The records below must be output exactly, without pictures.

──────── Source data

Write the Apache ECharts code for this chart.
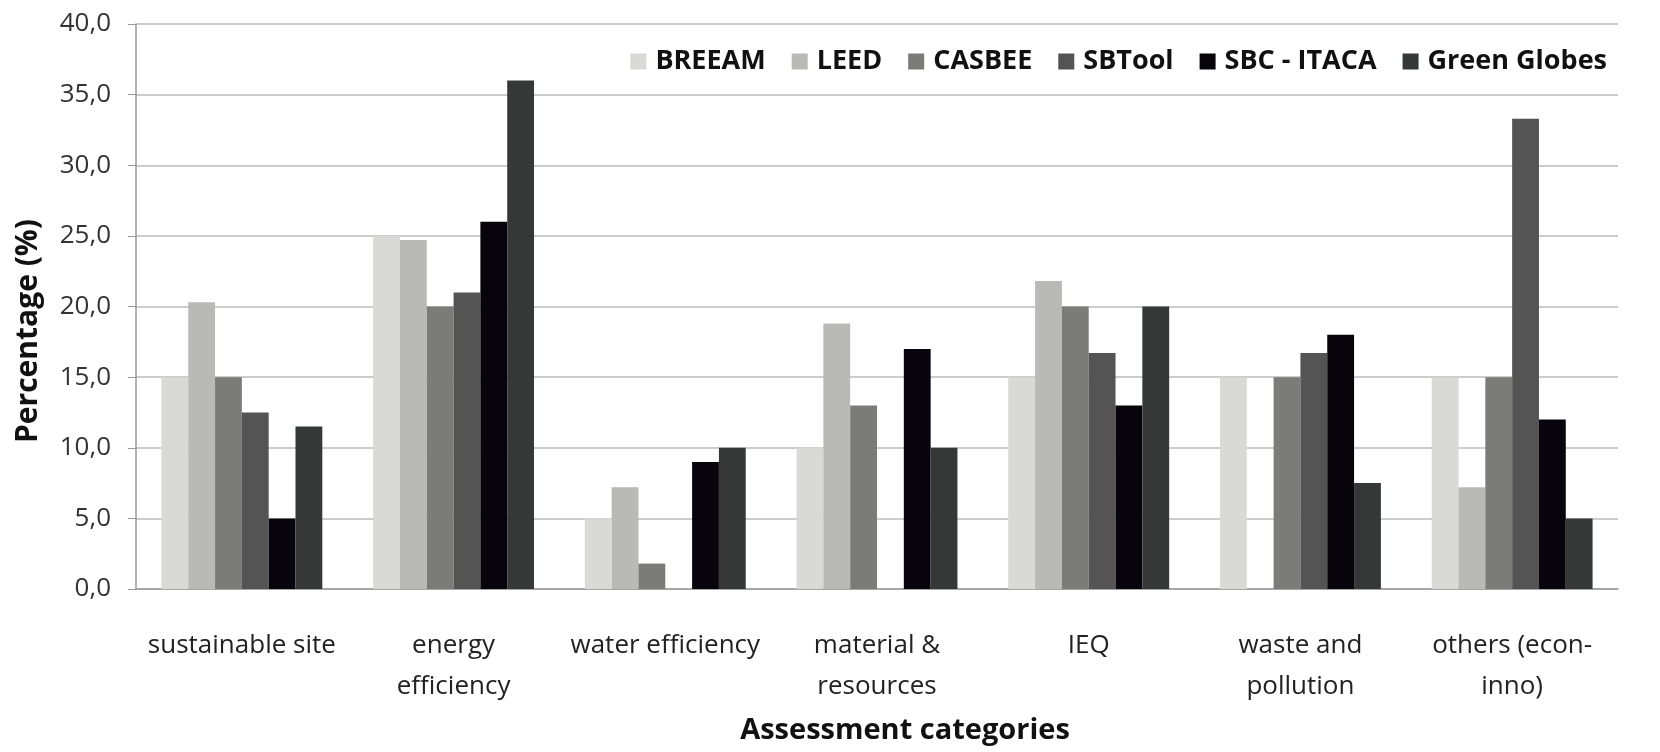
<!DOCTYPE html>
<html>
<head>
<meta charset="utf-8">
<script src="https://cdn.jsdelivr.net/npm/echarts@6/dist/echarts.min.js"></script>
<style>
  html, body { margin: 0; padding: 0; background: #fff; }
  #chart { width: 1660px; height: 752px; }
</style>
</head>
<body>
<div id="chart"></div>
<script>
// categories (line breaks as in the original labels)
const categories = [
  "sustainable site",
  "energy\nefficiency",
  "water efficiency",
  "material &\nresources",
  "IEQ",
  "waste and\npollution",
  "others (econ-\ninno)"
];

// percentages per rating system (null = no bar)
const breeam = [15.0, 25.0, 5.0, 10.0, 15.0, 15.0, 15.0];
const leed = [20.3, 24.7, 7.2, 18.8, 21.8, null, 7.2];
const casbee = [15.0, 20.0, 1.8, 13.0, 20.0, 15.0, 15.0];
const sbtool = [12.5, 21.0, null, null, 16.7, 16.7, 33.3];
const itaca = [5.0, 26.0, 9.0, 17.0, 13.0, 18.0, 12.0];
const greenGlobes = [11.5, 36.0, 10.0, 10.0, 20.0, 7.5, 5.0];

const seriesNames = ["BREEAM", "LEED", "CASBEE", "SBTool", "SBC - ITACA", "Green Globes"];
const seriesData = [breeam, leed, casbee, sbtool, itaca, greenGlobes];
const colors = ["#d9dad7", "#b9bab7", "#7b7c7a", "#535453", "#07040b", "#363838"];

const FONT = "Open Sans";

var myChart = echarts.init(document.getElementById("chart"));

let option = {
  animation: false,
  color: colors,
  textStyle: { fontFamily: FONT, color: "#222" },
  grid: { left: 136, right: 42, top: 24, bottom: 163 },
  legend: {
    right: 48,
    top: 43,
    itemWidth: 16,
    itemHeight: 16,
    itemGap: 26,
    icon: "rect",
    textStyle: { fontFamily: FONT, fontSize: 27, fontWeight: "bold", color: "#111", padding: [0, 0, 0, 4] },
    data: seriesNames
  },
  xAxis: {
    type: "category",
    data: categories,
    axisTick: { show: false },
    axisLine: { lineStyle: { color: "#999", width: 1.5 } },
    axisLabel: {
      margin: 36,
      fontFamily: FONT,
      fontSize: 26,
      lineHeight: 41,
      color: "#222",
      interval: 0
    }
  },
  yAxis: {
    type: "value",
    min: 0,
    max: 40,
    interval: 5,
    axisLine: { show: true, lineStyle: { color: "#999", width: 1.5 } },
    axisTick: { show: true, length: 8, lineStyle: { color: "#999" } },
    splitLine: { lineStyle: { color: "#bbb", width: 1.5 } },
    axisLabel: {
      margin: 25,
      fontFamily: FONT,
      fontSize: 26,
      color: "#333",
      formatter: (v) => v.toFixed(1).replace(".", ",")
    }
  },
  graphic: [
    {
      type: "text",
      x: 28,
      y: 331,
      rotation: Math.PI / 2,
      style: {
        text: "Percentage (%)",
        fontFamily: FONT,
        fontSize: 30,
        fontWeight: "bold",
        fill: "#111",
        align: "center",
        verticalAlign: "middle"
      }
    },
    {
      type: "text",
      x: 905,
      y: 731,
      style: {
        text: "Assessment categories",
        fontFamily: FONT,
        fontSize: 29,
        fontWeight: "bold",
        fill: "#111",
        align: "center",
        verticalAlign: "middle"
      }
    }
  ],
  series: seriesNames.map((name, i) => ({
    name: name,
    type: "bar",
    data: seriesData[i],
    barGap: "0%",
    barCategoryGap: "24%"
  }))
};
myChart.setOption(option);
</script>
</body>
</html>
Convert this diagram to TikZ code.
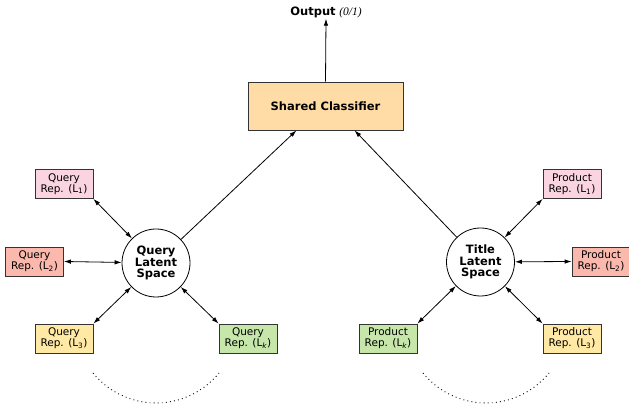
\documentclass[tikz,border=0pt]{standalone}
\usepackage{fontspec}
\setmainfont{DejaVu Sans}
\newfontfamily\outfont{Liberation Serif}
\usetikzlibrary{arrows.meta}
\definecolor{repone}{HTML}{FAD4E0}
\definecolor{reptwo}{HTML}{FBB8AC}
\definecolor{repthree}{HTML}{FFE9A5}
\definecolor{repk}{HTML}{C6E6AA}
\definecolor{clforange}{HTML}{FFDCA5}
\colorlet{boxline}{black!80}

\begin{document}
\begin{tikzpicture}[x=1pt,y=1pt,
    tip/.style={-{Latex[length=7pt,width=4.5pt]}},
    dtip/.style={{Latex[length=7pt,width=4.5pt]}-{Latex[length=7pt,width=4.5pt]}},
    repbox/.style={draw=boxline, line width=0.8pt, minimum width=58pt, minimum height=29pt,
        inner sep=0pt, align=center, font=\fontsize{10.5}{11}\selectfont},
    space/.style={draw, circle, line width=0.8pt, minimum size=68pt, inner sep=0pt,
        align=center, font=\fontsize{11.5}{11.5}\selectfont\bfseries}]
    \useasboundingbox (0,0) rectangle (629,407);
    % classifier and output
    \node[draw=boxline, fill=clforange, line width=0.8pt, minimum width=155pt, minimum height=48pt,
        font=\fontsize{11.5}{12}\selectfont\bfseries] (clf) at (325.5,301) {Shared Classifier};
    \node[inner sep=1pt, font=\fontsize{11.5}{12}\selectfont] (out) at (326,395)
        {\textbf{Output} {\outfont\itshape (0/1)}};
    \draw[tip, line width=0.8pt] (clf.north) -- (out.south);
    % latent spaces
    \node[space] (qls) at (156,144) {Query\\Latent\\Space};
    \node[space] (tls) at (480.5,145) {Title\\Latent\\Space};
    \draw[tip, line width=0.8pt] (qls) -- (clf.220);
    \draw[tip, line width=0.8pt] (tls) -- (clf.320);
    % query side
    \node[repbox, fill=repone] (q1) at (64,223) {Query\\Rep. (L\textsubscript{1})};
    \node[repbox, fill=reptwo] (q2) at (34.5,145.5) {Query\\Rep. (L\textsubscript{2})};
    \node[repbox, fill=repthree] (q3) at (64,68.5) {Query\\Rep. (L\textsubscript{3})};
    \node[repbox, fill=repk] (qk) at (248,68.5) {Query\\Rep. (L\textsubscript{\itshape k})};
    % product side
    \node[repbox, fill=repone] (p1) at (572,223) {Product\\Rep. (L\textsubscript{1})};
    \node[repbox, fill=reptwo] (p2) at (601,145.5) {Product\\Rep. (L\textsubscript{2})};
    \node[repbox, fill=repthree] (p3) at (572,68.5) {Product\\Rep. (L\textsubscript{3})};
    \node[repbox, fill=repk] (pk) at (388,68.5) {Product\\Rep. (L\textsubscript{\itshape k})};
    \foreach \a/\b in {q1.south east/qls, q2.east/qls, q3.north east/qls, qk.north west/qls,
        p1.south west/tls, p2.west/tls, p3.north west/tls, pk.north east/tls}{
        \draw[dtip, line width=0.8pt] (\a) -- (\b);
    }
    % more layers
    \foreach \x in {156,486}{
        \draw[line width=0.9pt, dash pattern=on 0.9pt off 3.2pt] (\x,85) ++(219:81)
            arc[start angle=219, end angle=321, radius=81];
    }
\end{tikzpicture}
\end{document}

────────────────

▸ Completed task:
Write the Apache ECharts code for this chart.
<!DOCTYPE html>
<html>
<head>
<meta charset="utf-8">
<script src="https://cdn.jsdelivr.net/npm/echarts@6/dist/echarts.min.js"></script>
<style>
  html, body { margin: 0; padding: 0; background: #fff; }
  #chart { width: 1660px; height: 752px; }
</style>
</head>
<body>
<div id="chart"></div>
<script>
// categories (line breaks as in the original labels)
const categories = [
  "sustainable site",
  "energy\nefficiency",
  "water efficiency",
  "material &\nresources",
  "IEQ",
  "waste and\npollution",
  "others (econ-\ninno)"
];

// percentages per rating system (null = no bar)
const breeam = [15.0, 25.0, 5.0, 10.0, 15.0, 15.0, 15.0];
const leed = [20.3, 24.7, 7.2, 18.8, 21.8, null, 7.2];
const casbee = [15.0, 20.0, 1.8, 13.0, 20.0, 15.0, 15.0];
const sbtool = [12.5, 21.0, null, null, 16.7, 16.7, 33.3];
const itaca = [5.0, 26.0, 9.0, 17.0, 13.0, 18.0, 12.0];
const greenGlobes = [11.5, 36.0, 10.0, 10.0, 20.0, 7.5, 5.0];

const seriesNames = ["BREEAM", "LEED", "CASBEE", "SBTool", "SBC - ITACA", "Green Globes"];
const seriesData = [breeam, leed, casbee, sbtool, itaca, greenGlobes];
const colors = ["#d9dad7", "#b9bab7", "#7b7c7a", "#535453", "#07040b", "#363838"];

const FONT = "Open Sans";

var myChart = echarts.init(document.getElementById("chart"));

let option = {
  animation: false,
  color: colors,
  textStyle: { fontFamily: FONT, color: "#222" },
  grid: { left: 136, right: 42, top: 24, bottom: 163 },
  legend: {
    right: 48,
    top: 43,
    itemWidth: 16,
    itemHeight: 16,
    itemGap: 26,
    icon: "rect",
    textStyle: { fontFamily: FONT, fontSize: 27, fontWeight: "bold", color: "#111", padding: [0, 0, 0, 4] },
    data: seriesNames
  },
  xAxis: {
    type: "category",
    data: categories,
    axisTick: { show: false },
    axisLine: { lineStyle: { color: "#999", width: 1.5 } },
    axisLabel: {
      margin: 36,
      fontFamily: FONT,
      fontSize: 26,
      lineHeight: 41,
      color: "#222",
      interval: 0
    }
  },
  yAxis: {
    type: "value",
    min: 0,
    max: 40,
    interval: 5,
    axisLine: { show: true, lineStyle: { color: "#999", width: 1.5 } },
    axisTick: { show: true, length: 8, lineStyle: { color: "#999" } },
    splitLine: { lineStyle: { color: "#bbb", width: 1.5 } },
    axisLabel: {
      margin: 25,
      fontFamily: FONT,
      fontSize: 26,
      color: "#333",
      formatter: (v) => v.toFixed(1).replace(".", ",")
    }
  },
  graphic: [
    {
      type: "text",
      x: 28,
      y: 331,
      rotation: Math.PI / 2,
      style: {
        text: "Percentage (%)",
        fontFamily: FONT,
        fontSize: 30,
        fontWeight: "bold",
        fill: "#111",
        align: "center",
        verticalAlign: "middle"
      }
    },
    {
      type: "text",
      x: 905,
      y: 731,
      style: {
        text: "Assessment categories",
        fontFamily: FONT,
        fontSize: 29,
        fontWeight: "bold",
        fill: "#111",
        align: "center",
        verticalAlign: "middle"
      }
    }
  ],
  series: seriesNames.map((name, i) => ({
    name: name,
    type: "bar",
    data: seriesData[i],
    barGap: "0%",
    barCategoryGap: "24%"
  }))
};
myChart.setOption(option);
</script>
</body>
</html>
Convert this diagram to TikZ code.
\documentclass[tikz,border=0pt]{standalone}
\usepackage{fontspec}
\setmainfont{DejaVu Sans}
\newfontfamily\outfont{Liberation Serif}
\usetikzlibrary{arrows.meta}
\definecolor{repone}{HTML}{FAD4E0}
\definecolor{reptwo}{HTML}{FBB8AC}
\definecolor{repthree}{HTML}{FFE9A5}
\definecolor{repk}{HTML}{C6E6AA}
\definecolor{clforange}{HTML}{FFDCA5}
\colorlet{boxline}{black!80}

\begin{document}
\begin{tikzpicture}[x=1pt,y=1pt,
    tip/.style={-{Latex[length=7pt,width=4.5pt]}},
    dtip/.style={{Latex[length=7pt,width=4.5pt]}-{Latex[length=7pt,width=4.5pt]}},
    repbox/.style={draw=boxline, line width=0.8pt, minimum width=58pt, minimum height=29pt,
        inner sep=0pt, align=center, font=\fontsize{10.5}{11}\selectfont},
    space/.style={draw, circle, line width=0.8pt, minimum size=68pt, inner sep=0pt,
        align=center, font=\fontsize{11.5}{11.5}\selectfont\bfseries}]
    \useasboundingbox (0,0) rectangle (629,407);
    % classifier and output
    \node[draw=boxline, fill=clforange, line width=0.8pt, minimum width=155pt, minimum height=48pt,
        font=\fontsize{11.5}{12}\selectfont\bfseries] (clf) at (325.5,301) {Shared Classifier};
    \node[inner sep=1pt, font=\fontsize{11.5}{12}\selectfont] (out) at (326,395)
        {\textbf{Output} {\outfont\itshape (0/1)}};
    \draw[tip, line width=0.8pt] (clf.north) -- (out.south);
    % latent spaces
    \node[space] (qls) at (156,144) {Query\\Latent\\Space};
    \node[space] (tls) at (480.5,145) {Title\\Latent\\Space};
    \draw[tip, line width=0.8pt] (qls) -- (clf.220);
    \draw[tip, line width=0.8pt] (tls) -- (clf.320);
    % query side
    \node[repbox, fill=repone] (q1) at (64,223) {Query\\Rep. (L\textsubscript{1})};
    \node[repbox, fill=reptwo] (q2) at (34.5,145.5) {Query\\Rep. (L\textsubscript{2})};
    \node[repbox, fill=repthree] (q3) at (64,68.5) {Query\\Rep. (L\textsubscript{3})};
    \node[repbox, fill=repk] (qk) at (248,68.5) {Query\\Rep. (L\textsubscript{\itshape k})};
    % product side
    \node[repbox, fill=repone] (p1) at (572,223) {Product\\Rep. (L\textsubscript{1})};
    \node[repbox, fill=reptwo] (p2) at (601,145.5) {Product\\Rep. (L\textsubscript{2})};
    \node[repbox, fill=repthree] (p3) at (572,68.5) {Product\\Rep. (L\textsubscript{3})};
    \node[repbox, fill=repk] (pk) at (388,68.5) {Product\\Rep. (L\textsubscript{\itshape k})};
    \foreach \a/\b in {q1.south east/qls, q2.east/qls, q3.north east/qls, qk.north west/qls,
        p1.south west/tls, p2.west/tls, p3.north west/tls, pk.north east/tls}{
        \draw[dtip, line width=0.8pt] (\a) -- (\b);
    }
    % more layers
    \foreach \x in {156,486}{
        \draw[line width=0.9pt, dash pattern=on 0.9pt off 3.2pt] (\x,85) ++(219:81)
            arc[start angle=219, end angle=321, radius=81];
    }
\end{tikzpicture}
\end{document}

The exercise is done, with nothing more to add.